**Materials provided**.
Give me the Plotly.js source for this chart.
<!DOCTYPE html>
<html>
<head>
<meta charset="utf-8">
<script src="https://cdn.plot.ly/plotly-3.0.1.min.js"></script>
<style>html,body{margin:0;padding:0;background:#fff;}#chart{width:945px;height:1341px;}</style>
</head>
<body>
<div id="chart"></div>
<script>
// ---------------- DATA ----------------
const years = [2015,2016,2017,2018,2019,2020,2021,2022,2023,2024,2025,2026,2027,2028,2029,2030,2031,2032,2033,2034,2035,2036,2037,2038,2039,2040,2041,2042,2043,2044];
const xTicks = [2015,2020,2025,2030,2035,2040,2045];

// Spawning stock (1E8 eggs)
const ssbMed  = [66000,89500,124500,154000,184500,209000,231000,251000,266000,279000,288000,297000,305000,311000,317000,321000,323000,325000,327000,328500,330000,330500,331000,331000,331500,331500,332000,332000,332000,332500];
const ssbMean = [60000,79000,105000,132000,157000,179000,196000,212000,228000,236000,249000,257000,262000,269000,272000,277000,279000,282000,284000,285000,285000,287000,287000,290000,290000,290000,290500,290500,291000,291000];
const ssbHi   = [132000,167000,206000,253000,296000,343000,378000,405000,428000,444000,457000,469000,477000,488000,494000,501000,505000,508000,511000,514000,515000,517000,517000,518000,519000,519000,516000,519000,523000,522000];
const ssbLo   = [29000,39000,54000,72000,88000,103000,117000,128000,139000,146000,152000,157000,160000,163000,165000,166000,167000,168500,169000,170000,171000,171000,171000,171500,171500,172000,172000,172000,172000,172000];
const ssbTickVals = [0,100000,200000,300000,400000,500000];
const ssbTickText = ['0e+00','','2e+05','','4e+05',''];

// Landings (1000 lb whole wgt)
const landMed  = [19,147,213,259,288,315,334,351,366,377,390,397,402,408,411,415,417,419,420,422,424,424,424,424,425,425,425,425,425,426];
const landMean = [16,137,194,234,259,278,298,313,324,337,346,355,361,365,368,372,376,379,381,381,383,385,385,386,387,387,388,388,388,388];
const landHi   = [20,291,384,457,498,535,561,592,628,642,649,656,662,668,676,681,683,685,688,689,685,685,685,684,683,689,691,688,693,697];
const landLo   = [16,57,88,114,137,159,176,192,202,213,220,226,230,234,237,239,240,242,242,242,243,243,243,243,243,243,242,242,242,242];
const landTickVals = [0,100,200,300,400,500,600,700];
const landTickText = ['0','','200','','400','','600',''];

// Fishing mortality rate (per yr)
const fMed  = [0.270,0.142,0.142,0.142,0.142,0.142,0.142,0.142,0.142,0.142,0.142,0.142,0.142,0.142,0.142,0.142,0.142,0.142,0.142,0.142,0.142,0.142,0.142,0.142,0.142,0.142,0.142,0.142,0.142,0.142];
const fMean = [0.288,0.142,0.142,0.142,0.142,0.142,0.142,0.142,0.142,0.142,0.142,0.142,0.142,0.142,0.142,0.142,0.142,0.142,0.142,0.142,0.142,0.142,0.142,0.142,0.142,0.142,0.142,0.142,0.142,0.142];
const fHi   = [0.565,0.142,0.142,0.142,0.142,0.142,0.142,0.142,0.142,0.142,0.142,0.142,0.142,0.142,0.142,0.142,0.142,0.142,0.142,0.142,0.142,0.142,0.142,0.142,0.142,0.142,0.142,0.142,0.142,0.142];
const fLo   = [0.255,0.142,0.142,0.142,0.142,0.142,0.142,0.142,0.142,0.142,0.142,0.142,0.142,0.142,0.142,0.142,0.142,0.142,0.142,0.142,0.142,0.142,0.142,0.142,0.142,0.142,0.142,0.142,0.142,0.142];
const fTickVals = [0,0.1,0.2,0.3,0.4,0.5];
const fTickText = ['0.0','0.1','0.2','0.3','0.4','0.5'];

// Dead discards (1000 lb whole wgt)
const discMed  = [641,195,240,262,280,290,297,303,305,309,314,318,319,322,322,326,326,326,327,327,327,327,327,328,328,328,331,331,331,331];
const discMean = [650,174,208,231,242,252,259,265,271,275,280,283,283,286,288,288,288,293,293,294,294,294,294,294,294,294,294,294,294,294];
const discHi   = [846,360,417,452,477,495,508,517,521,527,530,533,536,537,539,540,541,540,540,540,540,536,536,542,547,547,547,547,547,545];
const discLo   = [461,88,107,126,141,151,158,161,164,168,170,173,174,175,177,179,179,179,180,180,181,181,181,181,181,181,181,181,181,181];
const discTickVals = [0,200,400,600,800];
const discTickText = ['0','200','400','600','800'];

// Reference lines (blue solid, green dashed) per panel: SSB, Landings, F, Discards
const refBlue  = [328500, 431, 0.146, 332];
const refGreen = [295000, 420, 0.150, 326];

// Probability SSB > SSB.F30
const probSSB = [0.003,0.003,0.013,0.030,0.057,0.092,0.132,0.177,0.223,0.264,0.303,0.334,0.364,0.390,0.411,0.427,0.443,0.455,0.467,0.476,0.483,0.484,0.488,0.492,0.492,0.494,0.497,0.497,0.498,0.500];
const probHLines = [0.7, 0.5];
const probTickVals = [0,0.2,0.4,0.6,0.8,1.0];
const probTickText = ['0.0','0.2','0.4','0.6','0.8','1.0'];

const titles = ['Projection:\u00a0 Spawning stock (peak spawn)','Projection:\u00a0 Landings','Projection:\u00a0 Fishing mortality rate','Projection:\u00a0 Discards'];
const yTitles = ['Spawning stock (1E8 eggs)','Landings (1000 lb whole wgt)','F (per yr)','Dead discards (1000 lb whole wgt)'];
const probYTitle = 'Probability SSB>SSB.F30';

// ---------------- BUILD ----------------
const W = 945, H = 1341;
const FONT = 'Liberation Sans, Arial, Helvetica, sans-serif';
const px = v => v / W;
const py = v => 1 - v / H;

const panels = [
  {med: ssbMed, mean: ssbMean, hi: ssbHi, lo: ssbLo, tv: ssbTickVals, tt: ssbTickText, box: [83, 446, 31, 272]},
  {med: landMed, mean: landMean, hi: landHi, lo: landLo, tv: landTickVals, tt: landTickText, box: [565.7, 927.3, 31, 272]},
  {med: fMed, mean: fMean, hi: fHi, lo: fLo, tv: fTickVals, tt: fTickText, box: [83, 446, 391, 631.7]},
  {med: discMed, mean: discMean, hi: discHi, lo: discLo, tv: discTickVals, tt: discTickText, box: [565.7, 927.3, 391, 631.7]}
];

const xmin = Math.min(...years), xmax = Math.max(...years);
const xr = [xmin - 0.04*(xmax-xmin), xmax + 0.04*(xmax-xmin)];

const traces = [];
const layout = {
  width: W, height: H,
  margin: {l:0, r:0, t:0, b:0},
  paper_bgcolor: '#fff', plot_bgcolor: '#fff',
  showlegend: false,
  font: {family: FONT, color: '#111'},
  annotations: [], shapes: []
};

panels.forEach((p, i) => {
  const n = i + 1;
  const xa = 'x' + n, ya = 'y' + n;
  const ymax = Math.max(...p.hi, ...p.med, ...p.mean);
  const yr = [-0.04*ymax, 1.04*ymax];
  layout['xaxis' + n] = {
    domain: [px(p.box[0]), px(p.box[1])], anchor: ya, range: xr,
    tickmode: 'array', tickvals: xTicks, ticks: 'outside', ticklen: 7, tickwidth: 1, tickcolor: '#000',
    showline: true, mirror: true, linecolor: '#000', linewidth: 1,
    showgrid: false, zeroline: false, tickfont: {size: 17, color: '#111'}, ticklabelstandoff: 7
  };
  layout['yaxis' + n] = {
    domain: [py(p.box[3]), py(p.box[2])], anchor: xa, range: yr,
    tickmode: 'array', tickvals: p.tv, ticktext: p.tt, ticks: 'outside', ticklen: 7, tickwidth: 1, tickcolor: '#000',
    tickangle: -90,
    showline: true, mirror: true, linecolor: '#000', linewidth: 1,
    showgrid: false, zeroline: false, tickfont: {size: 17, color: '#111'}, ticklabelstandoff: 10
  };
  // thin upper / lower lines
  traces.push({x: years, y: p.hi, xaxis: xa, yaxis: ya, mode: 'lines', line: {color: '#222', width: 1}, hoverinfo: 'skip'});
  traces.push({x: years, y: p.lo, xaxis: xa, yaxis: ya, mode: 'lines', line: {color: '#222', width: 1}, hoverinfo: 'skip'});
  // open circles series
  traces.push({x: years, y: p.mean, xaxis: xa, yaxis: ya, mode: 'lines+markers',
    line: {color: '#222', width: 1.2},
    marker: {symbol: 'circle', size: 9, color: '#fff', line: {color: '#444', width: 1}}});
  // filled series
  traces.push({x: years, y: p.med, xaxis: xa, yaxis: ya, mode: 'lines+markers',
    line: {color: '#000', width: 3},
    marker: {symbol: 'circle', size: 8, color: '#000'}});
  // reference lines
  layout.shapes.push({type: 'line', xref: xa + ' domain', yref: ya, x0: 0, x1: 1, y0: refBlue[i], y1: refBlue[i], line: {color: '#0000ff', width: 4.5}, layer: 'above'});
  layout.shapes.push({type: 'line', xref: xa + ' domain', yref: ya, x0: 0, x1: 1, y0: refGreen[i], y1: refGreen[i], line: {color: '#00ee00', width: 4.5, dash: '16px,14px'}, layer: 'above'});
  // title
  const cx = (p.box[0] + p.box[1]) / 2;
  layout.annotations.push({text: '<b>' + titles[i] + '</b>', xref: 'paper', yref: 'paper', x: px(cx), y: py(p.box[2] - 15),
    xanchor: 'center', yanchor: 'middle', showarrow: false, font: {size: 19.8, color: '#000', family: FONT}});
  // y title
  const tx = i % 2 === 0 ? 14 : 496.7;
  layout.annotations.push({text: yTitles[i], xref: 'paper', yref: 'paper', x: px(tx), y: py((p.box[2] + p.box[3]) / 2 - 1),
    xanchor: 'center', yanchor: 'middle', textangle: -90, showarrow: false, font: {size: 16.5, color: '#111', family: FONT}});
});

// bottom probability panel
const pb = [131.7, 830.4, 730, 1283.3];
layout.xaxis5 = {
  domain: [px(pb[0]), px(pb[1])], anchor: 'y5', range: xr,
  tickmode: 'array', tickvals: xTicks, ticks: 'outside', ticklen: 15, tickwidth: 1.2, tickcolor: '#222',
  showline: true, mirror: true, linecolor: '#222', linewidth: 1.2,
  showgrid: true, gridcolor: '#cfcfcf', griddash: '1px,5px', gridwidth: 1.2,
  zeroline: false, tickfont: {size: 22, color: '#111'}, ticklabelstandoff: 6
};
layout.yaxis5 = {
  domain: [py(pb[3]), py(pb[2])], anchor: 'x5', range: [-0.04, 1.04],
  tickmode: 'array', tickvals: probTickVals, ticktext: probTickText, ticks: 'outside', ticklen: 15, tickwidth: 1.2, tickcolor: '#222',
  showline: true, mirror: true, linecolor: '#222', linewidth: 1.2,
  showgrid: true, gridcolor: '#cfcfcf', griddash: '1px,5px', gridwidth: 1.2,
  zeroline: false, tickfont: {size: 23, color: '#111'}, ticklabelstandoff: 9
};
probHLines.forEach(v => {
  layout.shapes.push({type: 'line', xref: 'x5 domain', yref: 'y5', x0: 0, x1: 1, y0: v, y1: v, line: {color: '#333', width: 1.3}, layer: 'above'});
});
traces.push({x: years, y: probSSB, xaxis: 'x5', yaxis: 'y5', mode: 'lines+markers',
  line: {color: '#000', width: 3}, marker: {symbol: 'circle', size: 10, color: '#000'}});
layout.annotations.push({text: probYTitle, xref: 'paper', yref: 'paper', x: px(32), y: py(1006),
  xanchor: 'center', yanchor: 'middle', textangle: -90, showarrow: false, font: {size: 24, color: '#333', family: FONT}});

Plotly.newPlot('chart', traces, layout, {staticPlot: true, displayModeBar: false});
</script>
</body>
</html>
* * *
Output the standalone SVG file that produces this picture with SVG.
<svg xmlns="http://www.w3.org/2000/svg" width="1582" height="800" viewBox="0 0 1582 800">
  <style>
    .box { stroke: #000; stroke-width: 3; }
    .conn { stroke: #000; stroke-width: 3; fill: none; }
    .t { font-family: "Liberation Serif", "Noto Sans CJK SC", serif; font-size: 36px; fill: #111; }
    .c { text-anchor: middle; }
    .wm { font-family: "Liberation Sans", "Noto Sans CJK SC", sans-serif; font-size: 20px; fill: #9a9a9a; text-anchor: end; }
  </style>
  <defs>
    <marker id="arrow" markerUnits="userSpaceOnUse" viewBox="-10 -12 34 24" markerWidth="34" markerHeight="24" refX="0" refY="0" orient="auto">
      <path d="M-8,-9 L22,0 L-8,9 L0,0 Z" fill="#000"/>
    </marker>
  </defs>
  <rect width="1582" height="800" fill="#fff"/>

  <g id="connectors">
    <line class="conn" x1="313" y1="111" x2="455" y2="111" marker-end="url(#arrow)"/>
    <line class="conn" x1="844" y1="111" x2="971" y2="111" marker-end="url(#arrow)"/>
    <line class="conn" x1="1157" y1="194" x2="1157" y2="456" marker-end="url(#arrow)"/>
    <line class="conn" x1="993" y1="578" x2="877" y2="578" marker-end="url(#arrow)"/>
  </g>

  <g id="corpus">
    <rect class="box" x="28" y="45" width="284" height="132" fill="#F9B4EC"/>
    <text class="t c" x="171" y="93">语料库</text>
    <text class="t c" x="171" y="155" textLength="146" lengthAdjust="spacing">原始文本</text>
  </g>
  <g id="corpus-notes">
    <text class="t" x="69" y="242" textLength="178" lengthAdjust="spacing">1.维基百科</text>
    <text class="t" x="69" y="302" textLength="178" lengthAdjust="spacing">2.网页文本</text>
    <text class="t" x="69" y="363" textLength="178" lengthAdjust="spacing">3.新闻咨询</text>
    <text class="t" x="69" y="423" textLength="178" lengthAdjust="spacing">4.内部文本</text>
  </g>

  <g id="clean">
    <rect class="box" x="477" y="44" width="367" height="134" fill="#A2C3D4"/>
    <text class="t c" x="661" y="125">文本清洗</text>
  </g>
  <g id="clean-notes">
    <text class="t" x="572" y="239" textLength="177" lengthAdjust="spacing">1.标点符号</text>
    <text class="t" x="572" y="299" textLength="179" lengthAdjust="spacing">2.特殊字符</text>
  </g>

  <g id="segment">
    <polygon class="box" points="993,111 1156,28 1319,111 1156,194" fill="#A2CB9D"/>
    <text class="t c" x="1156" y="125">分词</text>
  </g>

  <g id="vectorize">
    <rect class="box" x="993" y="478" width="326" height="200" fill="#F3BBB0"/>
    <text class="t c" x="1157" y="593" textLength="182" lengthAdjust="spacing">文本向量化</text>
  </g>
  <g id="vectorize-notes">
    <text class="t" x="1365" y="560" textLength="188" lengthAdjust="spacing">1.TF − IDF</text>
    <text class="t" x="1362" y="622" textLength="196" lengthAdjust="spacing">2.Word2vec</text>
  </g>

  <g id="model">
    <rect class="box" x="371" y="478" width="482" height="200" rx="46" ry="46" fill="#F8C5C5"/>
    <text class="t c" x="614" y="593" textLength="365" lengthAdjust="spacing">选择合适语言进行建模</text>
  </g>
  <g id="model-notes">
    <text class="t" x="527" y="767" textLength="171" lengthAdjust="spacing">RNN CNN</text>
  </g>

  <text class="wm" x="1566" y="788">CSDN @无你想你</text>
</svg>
==
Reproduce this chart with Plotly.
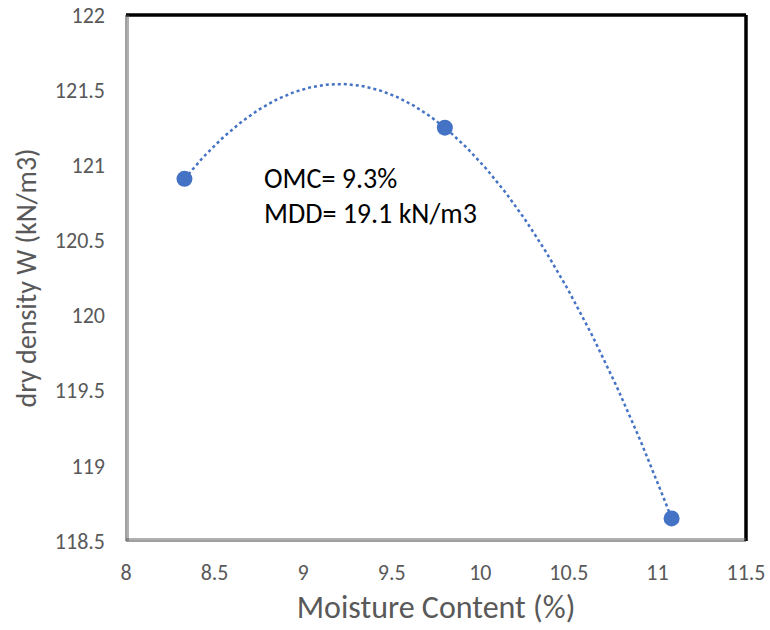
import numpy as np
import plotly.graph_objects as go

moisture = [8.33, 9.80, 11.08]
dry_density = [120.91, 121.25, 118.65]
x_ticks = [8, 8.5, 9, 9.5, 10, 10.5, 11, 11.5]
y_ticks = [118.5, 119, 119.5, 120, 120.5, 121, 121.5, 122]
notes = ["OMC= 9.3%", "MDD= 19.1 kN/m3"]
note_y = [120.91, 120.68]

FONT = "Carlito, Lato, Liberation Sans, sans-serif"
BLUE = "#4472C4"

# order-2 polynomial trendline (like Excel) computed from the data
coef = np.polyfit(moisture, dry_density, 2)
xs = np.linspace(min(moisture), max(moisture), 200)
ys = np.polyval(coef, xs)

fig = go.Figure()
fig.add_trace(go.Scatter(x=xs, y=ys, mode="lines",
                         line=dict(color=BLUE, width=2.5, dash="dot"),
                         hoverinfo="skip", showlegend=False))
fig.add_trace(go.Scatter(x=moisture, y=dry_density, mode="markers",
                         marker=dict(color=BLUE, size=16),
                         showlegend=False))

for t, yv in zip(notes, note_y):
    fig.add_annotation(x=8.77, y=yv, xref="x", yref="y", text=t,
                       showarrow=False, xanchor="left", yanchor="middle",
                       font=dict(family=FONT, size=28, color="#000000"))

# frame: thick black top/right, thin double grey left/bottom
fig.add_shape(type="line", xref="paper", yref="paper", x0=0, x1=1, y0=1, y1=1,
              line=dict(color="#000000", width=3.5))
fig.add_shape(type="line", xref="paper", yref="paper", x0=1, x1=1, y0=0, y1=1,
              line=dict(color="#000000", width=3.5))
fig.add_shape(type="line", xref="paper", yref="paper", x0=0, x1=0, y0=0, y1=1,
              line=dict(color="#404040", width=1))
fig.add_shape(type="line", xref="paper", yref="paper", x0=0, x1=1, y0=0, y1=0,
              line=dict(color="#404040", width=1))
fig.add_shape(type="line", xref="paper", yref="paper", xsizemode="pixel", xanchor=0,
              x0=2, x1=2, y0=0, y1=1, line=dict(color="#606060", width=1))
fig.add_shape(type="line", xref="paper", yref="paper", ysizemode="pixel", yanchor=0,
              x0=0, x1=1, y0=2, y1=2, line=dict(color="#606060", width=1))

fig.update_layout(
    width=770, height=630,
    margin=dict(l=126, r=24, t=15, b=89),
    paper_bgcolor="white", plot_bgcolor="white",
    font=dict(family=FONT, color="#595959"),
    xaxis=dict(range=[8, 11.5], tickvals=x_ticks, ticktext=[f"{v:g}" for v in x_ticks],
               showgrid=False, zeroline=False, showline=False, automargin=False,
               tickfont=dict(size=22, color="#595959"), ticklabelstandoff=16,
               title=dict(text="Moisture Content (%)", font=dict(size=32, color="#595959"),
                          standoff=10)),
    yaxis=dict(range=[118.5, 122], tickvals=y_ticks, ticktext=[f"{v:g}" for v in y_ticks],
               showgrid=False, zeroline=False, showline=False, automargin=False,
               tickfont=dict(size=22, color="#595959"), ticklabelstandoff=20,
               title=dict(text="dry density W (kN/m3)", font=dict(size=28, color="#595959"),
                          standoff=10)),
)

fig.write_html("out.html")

**Problem description**. Repeat, unchanged, every line from the one that contains "Give me the Plotly.js source for this chart." to the one that contains "const xTicks = [2015,2020,2025,2030,2035,2040,2045];", including both, and no other line.

**Finished task**.
Give me the Plotly.js source for this chart.
<!DOCTYPE html>
<html>
<head>
<meta charset="utf-8">
<script src="https://cdn.plot.ly/plotly-3.0.1.min.js"></script>
<style>html,body{margin:0;padding:0;background:#fff;}#chart{width:945px;height:1341px;}</style>
</head>
<body>
<div id="chart"></div>
<script>
// ---------------- DATA ----------------
const years = [2015,2016,2017,2018,2019,2020,2021,2022,2023,2024,2025,2026,2027,2028,2029,2030,2031,2032,2033,2034,2035,2036,2037,2038,2039,2040,2041,2042,2043,2044];
const xTicks = [2015,2020,2025,2030,2035,2040,2045];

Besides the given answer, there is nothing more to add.